Here are results of a very simple verification for matrix multiplication using MKL cblas_sgemm and Classic Matrix Multiplication algorithm ( CMMA / transposed based ): [ Test with -O3 option ] [guest@... WorkTest]$ icpc -O3 -xMIC-AVX512 -qopenmp -mkl -fp-model fast=2 -fma -unroll=4 test13.c -o test13.out [guest@... WorkTest]$ [guest@... WorkTest]$ ./test13.out Matrix A[ 16384 x 16384 ] Matrix B[ 16384 x 16384 ] Matrix C[ 16384 x 16384 ] Number of OpenMP threads: 64 MKL - Completed in: 6.6331376 seconds CMMA - Completed in: 99.3659613 seconds [guest@... WorkTest]$ [guest@... WorkTest]$ ls -l total 232 -rw-r--r-- 1 guest guest 10812 Mar 15 11:21 test13.c -rwxrwxr-x 1 guest guest 210979 Mar 15 11:21 test13.out [ Test with -Os option ] [guest@... WorkTest]$ icpc -Os -xMIC-AVX512 -qopenmp -mkl -fp-model fast=2 -fma -unroll=4 test13.c -o test13.out [guest@... WorkTest]$ [guest@... WorkTest]$ ./test13.out Matrix A[ 16384 x 16384 ] Matrix B[ 16384 x 16384 ] Matrix C[ 16384 x 16384 ] Number of OpenMP threads: 64 MKL - Completed in: 6.6278768 seconds CMMA - Completed in: 90.3714654 seconds [guest@... WorkTest]$ [guest@... WorkTest]$ ls -l total 224 -rw-r--r-- 1 guest guest 10812 Mar 15 11:21 test13.c -rwxrwxr-x 1 guest guest 202685 Mar 15 11:27 test13.out [ Conclusion ] With option -Os processing completed by ~9% faster then with option -O3. So, it is faster but Not by 2x!... Please do your own verifications if interested.

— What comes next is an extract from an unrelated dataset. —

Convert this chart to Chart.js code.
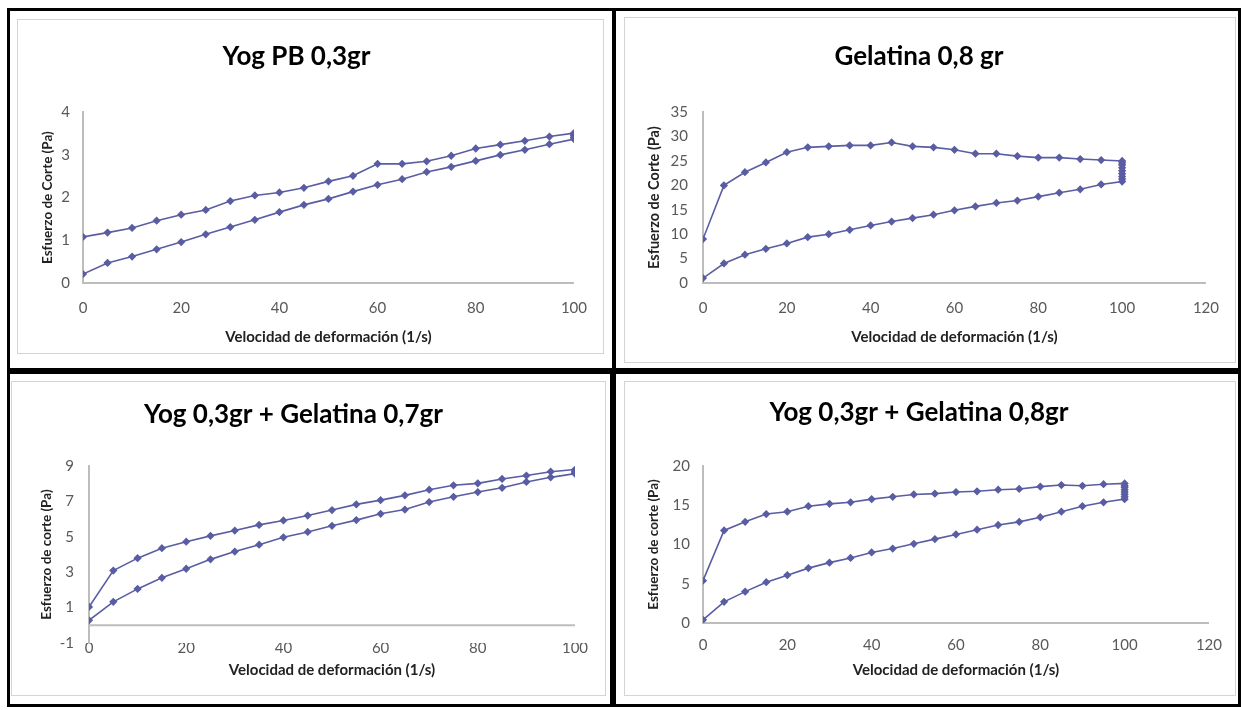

>>...so you want to minimize

SergeyKostrov — Wed, 15 Mar 2017 19:05:00 GMT

>>...so you want to minimize the size of the binary... [ Test with -O3 option - Binary Size ] ... -rwxrwxr-x 1 guest guest 210979 Mar 15 11:21 test13.out ... [ Test with -Os option - Binary Size ] ... -rwxrwxr-x 1 guest guest 202685 Mar 15 11:27 test13.out ... With option -Os the binary size is only ~3.9% smaller and, as I've already mentioned, processing was completed ~9% faster.

>>It is not a good

Chronus_Taizen — Thu, 16 Mar 2017 04:25:17 GMT

>>It is not a good recommendation to believe in somebody's claims without verifying in a set of real tests outcomes of using -O3 and -Os options.

I agree. At no point did I claim Agner made suggestions about optimization flags, he did NOT. He did, however, comment that the decoding part of the KNL Micro-architecture is the bottleneck. Reading that gave me a reason, perhaps the reason, why compiling with -Os instead of -O3 had been making my performance slightly, but noticeably, better.

>>With option -Os processing completed by ~9% faster then with option -O3. So, it is faster but Not by 2x!... Please do your own verifications if interested.

Again, no such claim was made. I did not claim that -Os would improve performance by 2x, or that it would improve performance at all. Just that testing it is worth the time of the potential slight, but noticeable gain.

Having said all that, thank you for giving us real tangible numbers for both the speed and the binary size. I appreciate your work; which, in this instance, happens to validate my views.